REQUIREMENT: Reproduce the material word for word; the images stay out.

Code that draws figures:
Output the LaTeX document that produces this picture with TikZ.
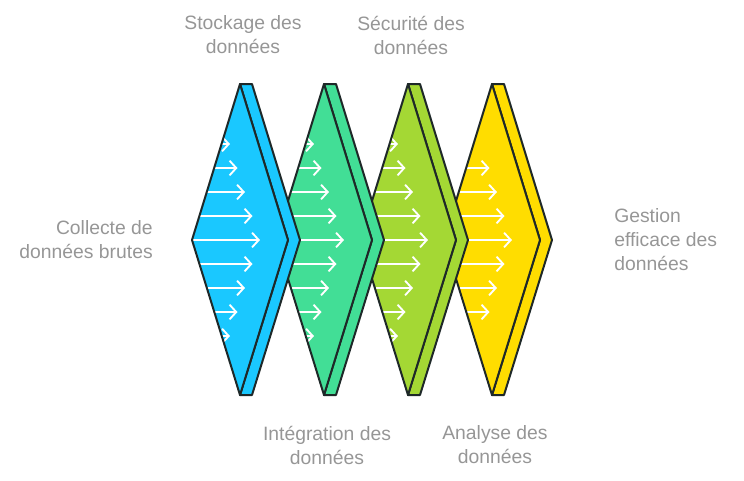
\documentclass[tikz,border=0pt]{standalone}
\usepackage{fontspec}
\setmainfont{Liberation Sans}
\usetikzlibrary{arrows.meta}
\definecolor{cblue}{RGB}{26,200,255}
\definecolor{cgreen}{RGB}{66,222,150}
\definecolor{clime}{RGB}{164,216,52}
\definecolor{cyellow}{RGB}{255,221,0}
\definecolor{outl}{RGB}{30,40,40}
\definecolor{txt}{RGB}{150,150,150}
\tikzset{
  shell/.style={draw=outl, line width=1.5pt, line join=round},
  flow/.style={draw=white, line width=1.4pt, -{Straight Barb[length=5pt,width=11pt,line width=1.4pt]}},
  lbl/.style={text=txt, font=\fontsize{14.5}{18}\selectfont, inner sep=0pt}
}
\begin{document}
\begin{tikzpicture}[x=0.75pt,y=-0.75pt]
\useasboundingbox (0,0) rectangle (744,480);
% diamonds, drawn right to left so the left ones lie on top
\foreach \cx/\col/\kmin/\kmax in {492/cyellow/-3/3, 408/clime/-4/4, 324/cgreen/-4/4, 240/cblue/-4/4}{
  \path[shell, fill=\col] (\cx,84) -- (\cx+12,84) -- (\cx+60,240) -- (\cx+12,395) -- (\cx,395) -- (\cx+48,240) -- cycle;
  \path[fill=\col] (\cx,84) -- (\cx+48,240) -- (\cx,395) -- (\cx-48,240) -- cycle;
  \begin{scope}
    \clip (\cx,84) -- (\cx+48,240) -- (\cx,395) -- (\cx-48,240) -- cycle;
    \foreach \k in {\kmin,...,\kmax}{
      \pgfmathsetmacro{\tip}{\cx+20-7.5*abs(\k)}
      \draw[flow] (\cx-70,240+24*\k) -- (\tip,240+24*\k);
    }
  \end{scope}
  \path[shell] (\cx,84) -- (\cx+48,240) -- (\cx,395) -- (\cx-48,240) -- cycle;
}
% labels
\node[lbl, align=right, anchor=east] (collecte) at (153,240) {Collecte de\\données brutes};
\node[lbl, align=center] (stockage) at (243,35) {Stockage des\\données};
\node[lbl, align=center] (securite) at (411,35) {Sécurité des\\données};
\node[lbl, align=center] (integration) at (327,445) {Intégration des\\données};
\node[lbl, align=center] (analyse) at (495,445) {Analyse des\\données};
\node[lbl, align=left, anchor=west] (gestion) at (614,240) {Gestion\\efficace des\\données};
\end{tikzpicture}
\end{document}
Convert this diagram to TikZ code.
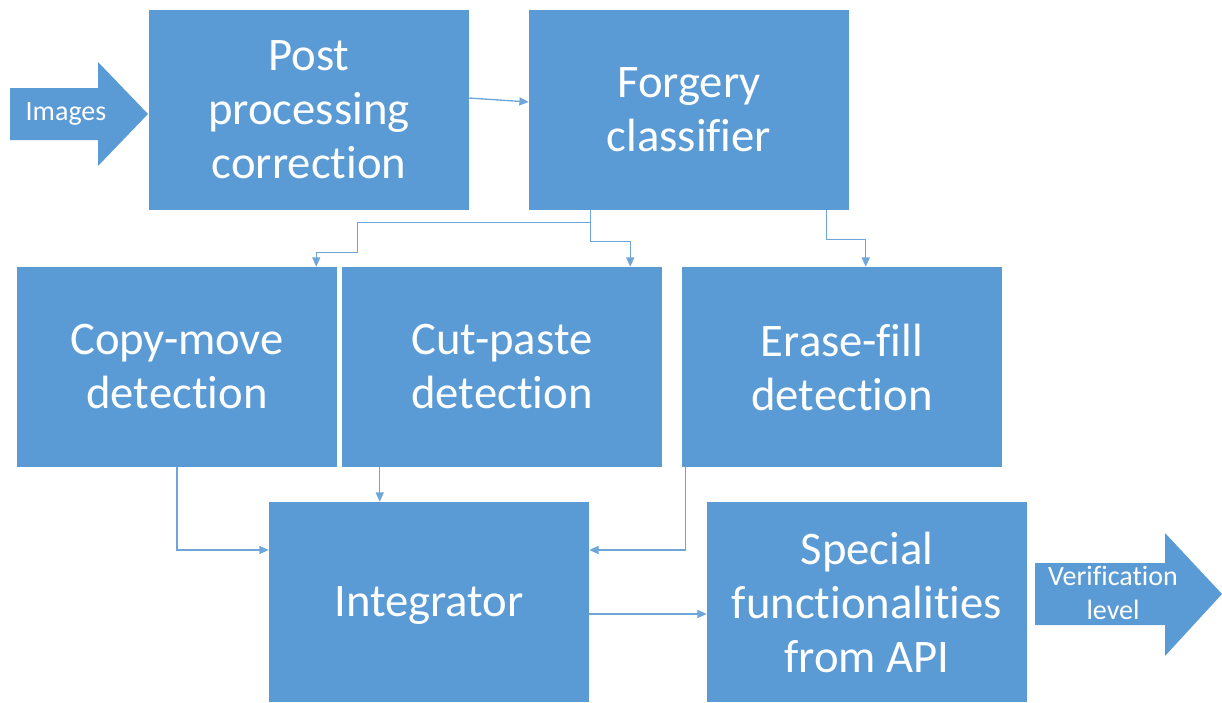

OUTPUT:
Output the LaTeX document that produces this picture with TikZ.
\documentclass[tikz,border=0pt]{standalone}
\usepackage{fontspec}
\setmainfont{Liberation Sans}
\usetikzlibrary{arrows.meta}
\definecolor{cblue}{RGB}{26,200,255}
\definecolor{cgreen}{RGB}{66,222,150}
\definecolor{clime}{RGB}{164,216,52}
\definecolor{cyellow}{RGB}{255,221,0}
\definecolor{outl}{RGB}{30,40,40}
\definecolor{txt}{RGB}{150,150,150}
\tikzset{
  shell/.style={draw=outl, line width=1.5pt, line join=round},
  flow/.style={draw=white, line width=1.4pt, -{Straight Barb[length=5pt,width=11pt,line width=1.4pt]}},
  lbl/.style={text=txt, font=\fontsize{14.5}{18}\selectfont, inner sep=0pt}
}
\begin{document}
\begin{tikzpicture}[x=0.75pt,y=-0.75pt]
\useasboundingbox (0,0) rectangle (744,480);
% diamonds, drawn right to left so the left ones lie on top
\foreach \cx/\col/\kmin/\kmax in {492/cyellow/-3/3, 408/clime/-4/4, 324/cgreen/-4/4, 240/cblue/-4/4}{
  \path[shell, fill=\col] (\cx,84) -- (\cx+12,84) -- (\cx+60,240) -- (\cx+12,395) -- (\cx,395) -- (\cx+48,240) -- cycle;
  \path[fill=\col] (\cx,84) -- (\cx+48,240) -- (\cx,395) -- (\cx-48,240) -- cycle;
  \begin{scope}
    \clip (\cx,84) -- (\cx+48,240) -- (\cx,395) -- (\cx-48,240) -- cycle;
    \foreach \k in {\kmin,...,\kmax}{
      \pgfmathsetmacro{\tip}{\cx+20-7.5*abs(\k)}
      \draw[flow] (\cx-70,240+24*\k) -- (\tip,240+24*\k);
    }
  \end{scope}
  \path[shell] (\cx,84) -- (\cx+48,240) -- (\cx,395) -- (\cx-48,240) -- cycle;
}
% labels
\node[lbl, align=right, anchor=east] (collecte) at (153,240) {Collecte de\\données brutes};
\node[lbl, align=center] (stockage) at (243,35) {Stockage des\\données};
\node[lbl, align=center] (securite) at (411,35) {Sécurité des\\données};
\node[lbl, align=center] (integration) at (327,445) {Intégration des\\données};
\node[lbl, align=center] (analyse) at (495,445) {Analyse des\\données};
\node[lbl, align=left, anchor=west] (gestion) at (614,240) {Gestion\\efficace des\\données};
\end{tikzpicture}
\end{document}
Convert this diagram to TikZ code.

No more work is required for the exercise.